_Work to do_:
Lines containing the word "chart" should be extracted in full.

* * * * *

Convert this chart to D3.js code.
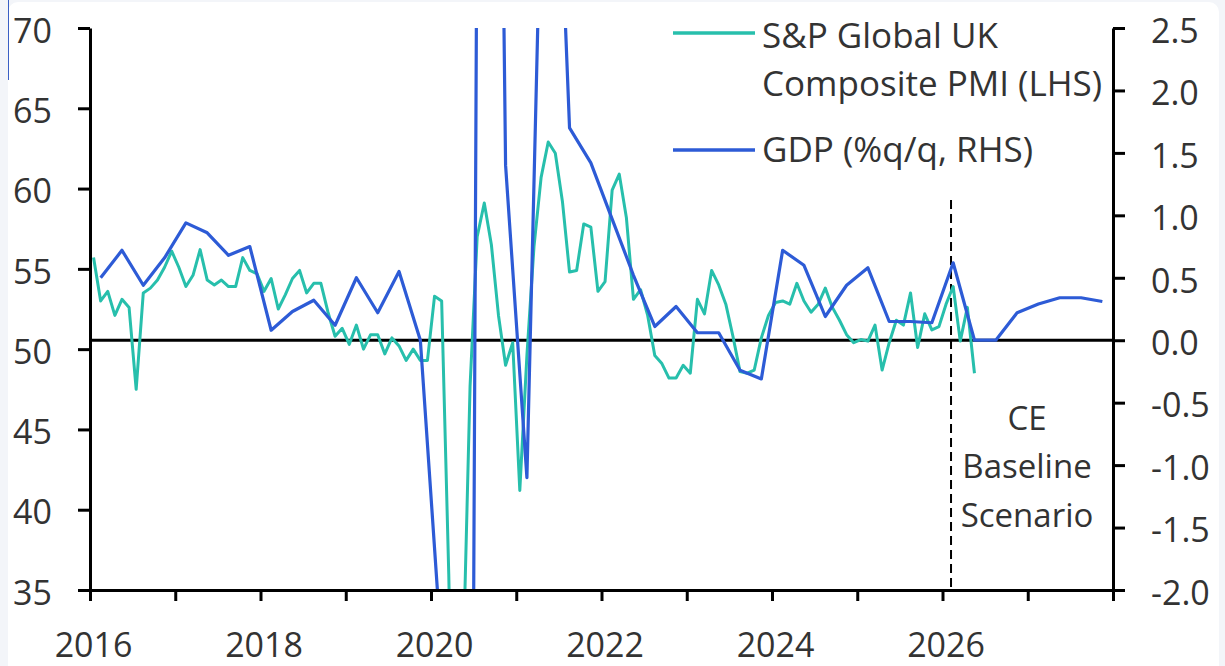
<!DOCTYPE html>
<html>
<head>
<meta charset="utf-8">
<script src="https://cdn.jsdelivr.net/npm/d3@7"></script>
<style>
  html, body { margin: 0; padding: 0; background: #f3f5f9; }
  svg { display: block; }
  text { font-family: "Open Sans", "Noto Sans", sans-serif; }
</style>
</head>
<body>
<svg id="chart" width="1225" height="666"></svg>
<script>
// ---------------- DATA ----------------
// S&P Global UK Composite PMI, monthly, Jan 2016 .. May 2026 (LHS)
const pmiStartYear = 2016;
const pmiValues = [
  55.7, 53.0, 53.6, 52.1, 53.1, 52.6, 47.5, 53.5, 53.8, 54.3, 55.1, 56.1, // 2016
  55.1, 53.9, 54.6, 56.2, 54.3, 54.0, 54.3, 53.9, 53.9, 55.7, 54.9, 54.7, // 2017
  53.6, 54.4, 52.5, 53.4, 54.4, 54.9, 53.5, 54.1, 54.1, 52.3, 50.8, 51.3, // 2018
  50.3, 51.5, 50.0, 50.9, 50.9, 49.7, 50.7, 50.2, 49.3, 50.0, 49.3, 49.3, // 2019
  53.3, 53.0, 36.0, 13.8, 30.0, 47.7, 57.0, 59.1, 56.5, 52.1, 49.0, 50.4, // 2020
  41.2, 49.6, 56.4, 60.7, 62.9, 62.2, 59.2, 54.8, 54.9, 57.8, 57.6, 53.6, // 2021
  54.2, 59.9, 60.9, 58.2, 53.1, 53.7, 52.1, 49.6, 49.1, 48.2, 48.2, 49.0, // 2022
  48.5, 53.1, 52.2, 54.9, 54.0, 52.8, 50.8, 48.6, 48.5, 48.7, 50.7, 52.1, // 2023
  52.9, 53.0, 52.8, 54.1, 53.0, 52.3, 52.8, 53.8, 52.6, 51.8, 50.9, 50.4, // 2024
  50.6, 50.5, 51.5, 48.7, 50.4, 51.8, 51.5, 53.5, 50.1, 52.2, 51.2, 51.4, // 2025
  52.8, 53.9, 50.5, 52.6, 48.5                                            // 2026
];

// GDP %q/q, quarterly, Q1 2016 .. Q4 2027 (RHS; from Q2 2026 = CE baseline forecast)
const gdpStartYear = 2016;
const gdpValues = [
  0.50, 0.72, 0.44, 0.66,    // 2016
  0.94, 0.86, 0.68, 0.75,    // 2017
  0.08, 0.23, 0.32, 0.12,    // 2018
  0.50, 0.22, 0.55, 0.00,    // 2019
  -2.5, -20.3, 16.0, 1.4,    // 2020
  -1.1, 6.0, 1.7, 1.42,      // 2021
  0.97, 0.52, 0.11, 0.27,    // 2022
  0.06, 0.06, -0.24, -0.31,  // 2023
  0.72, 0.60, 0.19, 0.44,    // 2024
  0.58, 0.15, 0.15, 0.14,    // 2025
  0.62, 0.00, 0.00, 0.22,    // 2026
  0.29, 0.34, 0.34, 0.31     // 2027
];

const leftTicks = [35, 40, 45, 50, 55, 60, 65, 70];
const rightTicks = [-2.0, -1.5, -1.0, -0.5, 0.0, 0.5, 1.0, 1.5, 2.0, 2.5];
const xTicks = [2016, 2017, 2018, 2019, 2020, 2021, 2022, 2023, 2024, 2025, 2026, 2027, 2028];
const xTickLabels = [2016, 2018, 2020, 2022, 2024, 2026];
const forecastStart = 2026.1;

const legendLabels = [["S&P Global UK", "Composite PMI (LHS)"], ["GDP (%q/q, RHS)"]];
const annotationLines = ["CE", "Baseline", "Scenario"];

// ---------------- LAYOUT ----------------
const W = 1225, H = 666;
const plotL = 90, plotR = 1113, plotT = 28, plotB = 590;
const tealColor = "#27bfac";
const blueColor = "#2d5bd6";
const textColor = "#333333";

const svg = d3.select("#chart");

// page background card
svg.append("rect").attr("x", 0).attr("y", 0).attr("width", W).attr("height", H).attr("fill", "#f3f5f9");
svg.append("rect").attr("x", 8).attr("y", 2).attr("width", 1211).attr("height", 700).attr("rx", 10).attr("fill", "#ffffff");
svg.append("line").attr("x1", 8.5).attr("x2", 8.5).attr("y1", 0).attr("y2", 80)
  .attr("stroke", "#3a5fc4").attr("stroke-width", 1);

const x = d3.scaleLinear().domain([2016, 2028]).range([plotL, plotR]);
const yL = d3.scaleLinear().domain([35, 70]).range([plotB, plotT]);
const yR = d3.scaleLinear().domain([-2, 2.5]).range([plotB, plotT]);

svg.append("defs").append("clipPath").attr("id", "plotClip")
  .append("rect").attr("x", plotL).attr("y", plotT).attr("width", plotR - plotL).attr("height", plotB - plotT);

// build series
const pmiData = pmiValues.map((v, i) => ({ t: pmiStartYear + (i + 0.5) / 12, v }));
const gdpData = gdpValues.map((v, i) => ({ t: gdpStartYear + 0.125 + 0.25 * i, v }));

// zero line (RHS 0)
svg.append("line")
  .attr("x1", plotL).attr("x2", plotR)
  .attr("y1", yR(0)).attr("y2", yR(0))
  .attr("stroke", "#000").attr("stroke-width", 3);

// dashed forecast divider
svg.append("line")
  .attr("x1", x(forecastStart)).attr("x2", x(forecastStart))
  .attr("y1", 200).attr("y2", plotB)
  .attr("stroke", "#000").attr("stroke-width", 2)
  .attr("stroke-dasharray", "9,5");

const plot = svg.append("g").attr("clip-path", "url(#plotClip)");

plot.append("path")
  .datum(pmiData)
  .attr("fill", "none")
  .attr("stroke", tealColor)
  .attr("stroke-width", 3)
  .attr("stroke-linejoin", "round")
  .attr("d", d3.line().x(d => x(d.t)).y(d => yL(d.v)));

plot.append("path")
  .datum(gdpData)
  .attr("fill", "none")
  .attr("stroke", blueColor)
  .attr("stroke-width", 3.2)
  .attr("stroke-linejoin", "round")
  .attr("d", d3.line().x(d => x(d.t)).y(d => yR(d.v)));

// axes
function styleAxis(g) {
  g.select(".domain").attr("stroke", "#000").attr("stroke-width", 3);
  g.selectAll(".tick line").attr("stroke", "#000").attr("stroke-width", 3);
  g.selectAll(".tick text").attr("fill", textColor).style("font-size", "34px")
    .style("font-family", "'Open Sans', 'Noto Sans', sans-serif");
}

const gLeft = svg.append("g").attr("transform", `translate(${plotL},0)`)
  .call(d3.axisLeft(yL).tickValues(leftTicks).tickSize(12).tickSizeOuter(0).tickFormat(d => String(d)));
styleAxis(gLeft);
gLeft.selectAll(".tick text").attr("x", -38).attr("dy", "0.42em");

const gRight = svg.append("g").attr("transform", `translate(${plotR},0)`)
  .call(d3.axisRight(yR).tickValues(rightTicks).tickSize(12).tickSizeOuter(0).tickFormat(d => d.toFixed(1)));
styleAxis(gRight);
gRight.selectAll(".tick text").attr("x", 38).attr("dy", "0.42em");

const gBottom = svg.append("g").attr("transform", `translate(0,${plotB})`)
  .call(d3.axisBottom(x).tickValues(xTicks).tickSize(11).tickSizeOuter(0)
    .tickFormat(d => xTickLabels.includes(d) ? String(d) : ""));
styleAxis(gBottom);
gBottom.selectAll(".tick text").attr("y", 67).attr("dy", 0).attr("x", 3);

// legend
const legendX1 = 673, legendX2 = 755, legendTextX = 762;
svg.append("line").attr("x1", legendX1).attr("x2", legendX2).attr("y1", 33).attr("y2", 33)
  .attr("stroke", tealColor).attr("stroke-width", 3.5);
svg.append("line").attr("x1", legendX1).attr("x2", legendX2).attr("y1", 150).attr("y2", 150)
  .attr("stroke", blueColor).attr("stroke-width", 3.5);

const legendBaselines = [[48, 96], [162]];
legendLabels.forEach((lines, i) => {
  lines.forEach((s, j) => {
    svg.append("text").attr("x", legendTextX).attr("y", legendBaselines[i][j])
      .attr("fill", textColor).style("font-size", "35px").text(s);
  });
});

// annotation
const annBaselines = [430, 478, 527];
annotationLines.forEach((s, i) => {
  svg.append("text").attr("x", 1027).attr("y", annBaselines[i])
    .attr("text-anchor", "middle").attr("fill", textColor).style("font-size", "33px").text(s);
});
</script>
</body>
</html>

* * * * *

_Response to this task_:
Convert this chart to D3.js code.
<svg id="chart" width="1225" height="666"></svg>
const svg = d3.select("#chart");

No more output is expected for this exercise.